On strictly public social welfare spending as a share of the economy, the US ranks in front of: Canada, Australia, Iceland, Netherlands, Israel, Switzerland, Ireland.

At the rate US public social welfare spending is increasing, it'll surpass the UK and Japan in the coming decade.

Most of the total governmental budget in the US (local, state, federal) goes to its various social programs whether entitlements or traditional welfare state spending. For one increasingly large example, the huge entitlement programs in the US involve very large welfare funds transfers to prop up the social safety nets.

Just the taxpayer funded healthcare systems for free healthcare services (mostly for the poor and disabled) in the US cost $700-$800 billion now when all levels of spending are accounted for.

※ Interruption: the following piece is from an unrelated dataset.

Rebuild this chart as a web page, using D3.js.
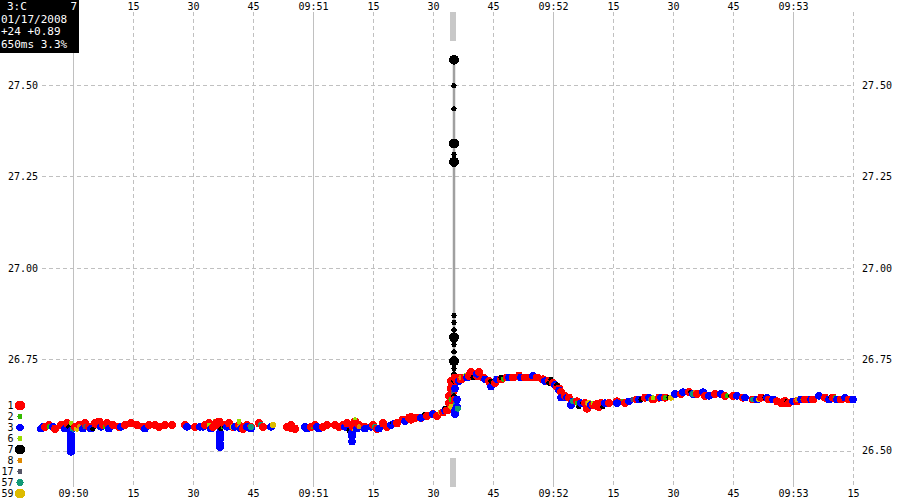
<!DOCTYPE html>
<html><head><meta charset="utf-8">
<script src="https://cdn.jsdelivr.net/npm/d3@7/dist/d3.min.js"></script>
<style>
body{margin:0;background:#fff;}
svg{display:block;}
text{font-family:"DejaVu Sans Mono",monospace;}
</style></head>
<body><svg id="c" width="900" height="500"></svg>
<script>
// ---- data (t = seconds after 09:50:00 on 01/17/2008, price) ----
const infoLines = ["01/17/2008", "+24 +0.89", "650ms 3.3%"];
const infoSymbol = "3:C";
const infoExchange = "7";
const yTickValues = [26.50, 26.75, 27.00, 27.25, 27.50];
const legendIds = ["1","2","3","6","7","8","17","57","59"];
const markerTime = 95;
const spikeTime = 95.25;

const s1 = [[-7,26.565],[-6,26.57],[-4.5,26.56],[-3,26.57],[-1.5,26.575],[0.5,26.565],[1.5,26.57],[3,26.575],[4,26.565],[5.5,26.575],[6.5,26.58],[7.5,26.57],[8.5,26.575],
  [10,26.57],[11.5,26.565],[13,26.57],[14.5,26.575],[16,26.57],[17.5,26.565],[19,26.57],[20.5,26.57],[21.5,26.565],
  [23,26.57],[24.75,26.57],[28,26.57],[30.5,26.565],
  [33,26.57],[34,26.575],[35,26.565],[36,26.57],[36.5,26.58],[38,26.57],[39,26.575],[40,26.565],[41.5,26.57],[42.5,26.56],[43.5,26.57],[44.5,26.565],
  [46.5,26.575],[47.5,26.565],[53.5,26.565],[54.5,26.57],[55.5,26.56],[59.5,26.565],[60.5,26.57],[62.5,26.565],[63.5,26.57],[65.5,26.57],[66.5,26.565],
  [67.5,26.57],[68.5,26.575],[70,26.565],[70.5,26.58],[71.5,26.57],[73,26.565],[75,26.57],[76,26.56],[77.5,26.575],[78.5,26.565],
  [81,26.575],[82.5,26.585],[84,26.59],[84.5,26.585],[85.5,26.59],[87,26.59],[88.5,26.595],[90,26.60],[91,26.595],[92.5,26.605],[93.5,26.61],
  [94,26.63],[94,26.65],[94.5,26.67],[94.5,26.69],[95,26.66],[95,26.68],[95.5,26.70],[95.5,26.64],[96,26.69],[96.5,26.70],[97,26.695],
  [98,26.70],[99,26.705],[99.5,26.715],[100,26.71],[101,26.705],[101.5,26.715],[102.5,26.70],[104,26.69],[104.5,26.68],[105.5,26.685],[107,26.695],[108.5,26.70],[110,26.70],[111.5,26.705],[113,26.70],[114.5,26.70],[116,26.70],[117.5,26.695],[119,26.69],[120,26.685],[121,26.675],[121.5,26.67],[122,26.66],[123,26.65],[124,26.645],[126,26.635],[128,26.63],[128.5,26.615],[130,26.625],[131.5,26.62],[132,26.63],[134,26.63],[136,26.635],[138,26.63],[141,26.64],[143,26.645],[145,26.64],[146.5,26.645],[148,26.645],[152,26.655],[154,26.66],[156,26.655],[158,26.65],[160.5,26.655],[163,26.65],[165,26.65],[167.5,26.645],[170,26.64],[172,26.645],[174,26.64],[176,26.635],[177,26.63],[178,26.635],[179,26.63],[181,26.635],[183,26.64],[185,26.64],[188,26.645],[190,26.645],[192,26.64],[194,26.64]];
const s2 = [[-6,26.565],[8,26.565],[37.5,26.565],[60,26.565],[82,26.585],[94.5,26.64],[107.5,26.695],[126,26.63],[137.5,26.635],[148,26.645],[163.5,26.65],[182.5,26.64],[190.5,26.645]];
const s3 = [[-8,26.56],[-7.5,26.565],[-5,26.565],[-2,26.56],[-0.5,26.555],[-0.5,26.545],[-0.5,26.535],[-0.5,26.525],[-0.5,26.515],[-0.5,26.505],[-0.5,26.497],[2.5,26.56],[4.5,26.56],[7,26.565],[9,26.56],
  [12,26.565],[18,26.56],[28.5,26.565],[31.75,26.565],
  [32.5,26.565],[34.5,26.56],[36.75,26.55],[36.75,26.54],[36.75,26.53],[36.75,26.52],[36.75,26.51],[38.5,26.565],[40.5,26.565],[42,26.56],[43.5,26.565],[44.5,26.56],
  [49.5,26.565],[58,26.565],[58.5,26.56],[61,26.565],[61.5,26.56],[68,26.565],[69.75,26.55],[69.75,26.54],[69.75,26.525],[71,26.56],
  [73,26.56],[74.5,26.565],[76.5,26.56],[79.5,26.57],[80.5,26.575],[83,26.58],[87,26.59],[90,26.60],[93,26.61],
  [95.5,26.60],[95.5,26.61],[96,26.62],[96,26.64],[95.5,26.67],[96.5,26.69],
  [98.5,26.70],[101,26.71],[103,26.695],[104.5,26.675],[106,26.695],[109,26.70],[112,26.70],[115,26.705],[118,26.69],[120.5,26.68],[121.5,26.665],[122,26.645],[123.5,26.645],[124.5,26.625],[125,26.635],[127,26.63],[129.5,26.625],[133,26.63],[136,26.63],[139,26.635],[141.5,26.64],[144,26.645],[147,26.645],[150.5,26.655],[152.5,26.66],[155,26.655],[157.5,26.66],[159,26.65],[162,26.655],[166,26.65],[168,26.645],[171,26.64],[173.5,26.645],[175,26.64],[180,26.635],[182,26.64],[184.5,26.64],[186.5,26.65],[189,26.64],[191,26.64],[193,26.645],[195,26.64]];
const s6 = [[-0.5,26.575],[34,26.57],[35.5,26.58],[36,26.575],[41.5,26.58],[70,26.575],[70.5,26.585],[98,26.705],[130,26.63],[145,26.645]];
const s7 = [[-1,26.565],[5,26.56],[37,26.56],[38,26.565],[69,26.555],[80,26.575],[88,26.60],[93,26.615],[100,26.70],[104.5,26.69],[107,26.70],[119,26.685],[119.5,26.695],[121,26.68],[126.5,26.62],[127.5,26.63],[131,26.625],[132.5,26.62],[142,26.64],[149,26.645],[154.5,26.66],[164.5,26.65],[173,26.645],[178.5,26.635],[189.5,26.645],
  [95.25,27.498],[95.25,27.435],[95.25,27.31],[95.25,26.87],[95.25,26.85],[95.25,26.83],[95.25,26.79],[95.25,26.77],[95.25,26.725],[95.25,26.71],[95.25,26.69],[95.25,26.67],[95.25,26.65]];
const s8 = [[1.5,26.565],[41.5,26.565],[71.5,26.565],[97,26.70],[128.5,26.63],[155.5,26.66],[181,26.64]];
const s17 = [[3,26.565],[95,26.66],[140,26.64]];
const s57 = [[0,26.56],[44.5,26.565],[47,26.57],[75.5,26.565],[95.8,26.63],[96.2,26.615],[125,26.635],[144.5,26.64],[155,26.655],[170,26.64]];
const s59 = [[1,26.56],[40,26.565],[50,26.57],[70.5,26.56],[92,26.605],[94.6,26.62],[129,26.63],[149.5,26.645],[171.5,26.64]];
// large prints: [exchange, t, price]
const blockTrades = [["1",6,26.575],["1",36,26.575],["1",54.5,26.565],["1",70.5,26.57],["1",84.5,26.59],["1",131,26.625],["1",178,26.633],
  ["7",95.25,27.569],["7",95.25,27.34],["7",95.25,27.29],["7",95.25,26.81],["7",95.25,26.745]];

// ---- styles ----
const colors = {"1":"#ff0000","2":"#33bb00","3":"#0000ff","6":"#99dd00","7":"#000000","8":"#dd8800","17":"#555566","57":"#119977","59":"#ddbb00"};
const dotR = {"1":4,"2":2.5,"3":3.8,"6":2.5,"7":2.6,"8":2.5,"17":2.5,"57":3,"59":3};
const blockR = 5;
const legendR = {"1":5,"2":2.5,"3":3.7,"6":2.5,"7":5,"8":2.5,"17":2.5,"57":3.6,"59":5};

const base = new Date(2008,0,17,9,50,0);
const toDate = t => new Date(base.getTime() + t*1000);
const svg = d3.select("#c");

const x = d3.scaleTime().domain([toDate(-7.75), toDate(195)]).range([42, 853]);
const y = d3.scaleLinear().domain([26.5, 27.5]).range([450.7, 85]);

const gridTop = 12, gridBot = 487;
const vt = x.ticks(d3.timeSecond.every(15));
svg.append("g").selectAll("line").data(vt).join("line")
  .attr("x1", d => Math.round(x(d))+0.5).attr("x2", d => Math.round(x(d))+0.5)
  .attr("y1", gridTop).attr("y2", gridBot)
  .attr("stroke", "#c0c0c0").attr("stroke-width", 1)
  .attr("stroke-dasharray", d => d.getSeconds()===0 ? null : "4,3");
svg.append("g").selectAll("line").data(yTickValues).join("line")
  .attr("x1", 42).attr("x2", 853)
  .attr("y1", d => Math.round(y(d))+0.5).attr("y2", d => Math.round(y(d))+0.5)
  .attr("stroke", "#c0c0c0").attr("stroke-dasharray", "4,3");

const fmt = d => d.getSeconds()===0 ? d3.timeFormat("%H:%M")(d) : d3.timeFormat("%S")(d);
const topTicks = vt.filter(d => x(d) > 100 && x(d) < 840);
svg.append("g").attr("transform", `translate(0,${gridTop})`)
  .call(d3.axisTop(x).tickValues(topTicks).tickFormat(fmt).tickSize(0).tickPadding(2.5));
svg.append("g").attr("transform", `translate(0,${gridBot})`)
  .call(d3.axisBottom(x).tickValues(vt).tickFormat(fmt).tickSize(0).tickPadding(3));
const ayL = svg.append("g").call(d3.axisLeft(y).tickValues(yTickValues.filter(v => v > 26.6)).tickFormat(d3.format(".2f")).tickSize(0));
ayL.selectAll("text").attr("x", 8).attr("text-anchor", "start");
const ayR = svg.append("g").call(d3.axisRight(y).tickValues(yTickValues).tickFormat(d3.format(".2f")).tickSize(0));
ayR.selectAll("text").attr("x", 862).attr("text-anchor", "start");
svg.selectAll(".domain").remove();
svg.selectAll(".tick text").attr("font-size", 10).attr("fill", "#000").attr("font-family", "DejaVu Sans Mono, monospace");

// time marker
svg.append("rect").attr("x", x(toDate(markerTime))-3).attr("y", 12).attr("width", 6).attr("height", 29).attr("fill", "#c8c8c8");
svg.append("rect").attr("x", x(toDate(markerTime))-3).attr("y", 458).attr("width", 6).attr("height", 29).attr("fill", "#c8c8c8");

// spike range line
const spikeAll = s7.filter(d => d[0]===spikeTime).map(d => d[1]).concat(blockTrades.filter(d => d[1]===spikeTime).map(d => d[2]));
svg.append("line").attr("x1", x(toDate(spikeTime))).attr("x2", x(toDate(spikeTime)))
  .attr("y1", y(d3.max(spikeAll))).attr("y2", y(d3.min(spikeAll)))
  .attr("stroke", "#a0a0a0").attr("stroke-width", 2.5);

// points
const seriesArr = {"1":s1,"2":s2,"3":s3,"6":s6,"7":s7,"8":s8,"17":s17,"57":s57,"59":s59};
let pts = [];
for (const k of legendIds) for (const d of seriesArr[k]) pts.push({k, t:d[0], p:d[1], r:dotR[k]});
for (const d of blockTrades) pts.push({k:d[0], t:d[1], p:d[2], r:blockR});
pts.sort((a,b) => a.t-b.t);
svg.append("g").attr("shape-rendering", "crispEdges").selectAll("circle").data(pts).join("circle")
  .attr("cx", d => x(toDate(d.t))).attr("cy", d => y(d.p)).attr("r", d => d.r)
  .attr("fill", d => colors[d.k]);

// legend
const lg = svg.append("g");
legendIds.forEach((k,i) => {
  const cy = 405.5 + i*11;
  lg.append("text").attr("x", 13.5).attr("y", cy).attr("dy", "0.35em").attr("text-anchor", "end")
    .attr("font-size", 10).text(k);
  lg.append("circle").attr("cx", 20).attr("cy", cy).attr("r", legendR[k]).attr("fill", colors[k]).attr("shape-rendering","crispEdges");
});

// info box
svg.append("rect").attr("x", 0).attr("y", 0).attr("width", 79).attr("height", 53).attr("fill", "#000");
svg.append("text").attr("x", 7).attr("y", 10).attr("fill", "#fff").attr("font-size", 11).text(infoSymbol);
svg.append("text").attr("x", 77).attr("y", 10).attr("fill", "#fff").attr("font-size", 11).attr("text-anchor","end").text(infoExchange);
infoLines.forEach((s,i) => svg.append("text").attr("x", 1).attr("y", 22.5 + i*12.7).attr("fill", "#fff").attr("font-size", 11).text(s));
</script></body></html>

$7.6 trillion in total government spending. Roughly 3/4 of that is social program spending directed at various safety nets.

The US increased its Federal budget by 9% most recently. That's something like a $330-$350 billion increase in one year, at just the Federal level. The vast majority of that is social safety net spending increases.

While most developed nations are aggressively restraining their welfare states at this point due to cost, the US continues to expand its welfare state (thus the permanent near trillion dollar budget deficits that are looming, of which ~20% is excessive military spending and ~10% is recent tax cuts (some of which resets), the rest, roughly 70%, is to fund social programs).

The myth that the US doesn't have any social safety net really needs to die given the trillions of dollars the US spends every year on it.

You can scream that the US spends trillions on safety nets until you are blue in the face (Or until they line us up against the wall). In reality, unless you make less than $17500 or are older than 65, you don't really feel any of it. When Americans travel or talk to Europeans they learn that our health care, college, worker protections and consumer protections are absolute shit in comparison. This leads to wanting to change the system to work for us... Not focusing on how much we already spend. If anything, the fact that we spend so much on social programs per capita is great news, because a lot of the money is already there.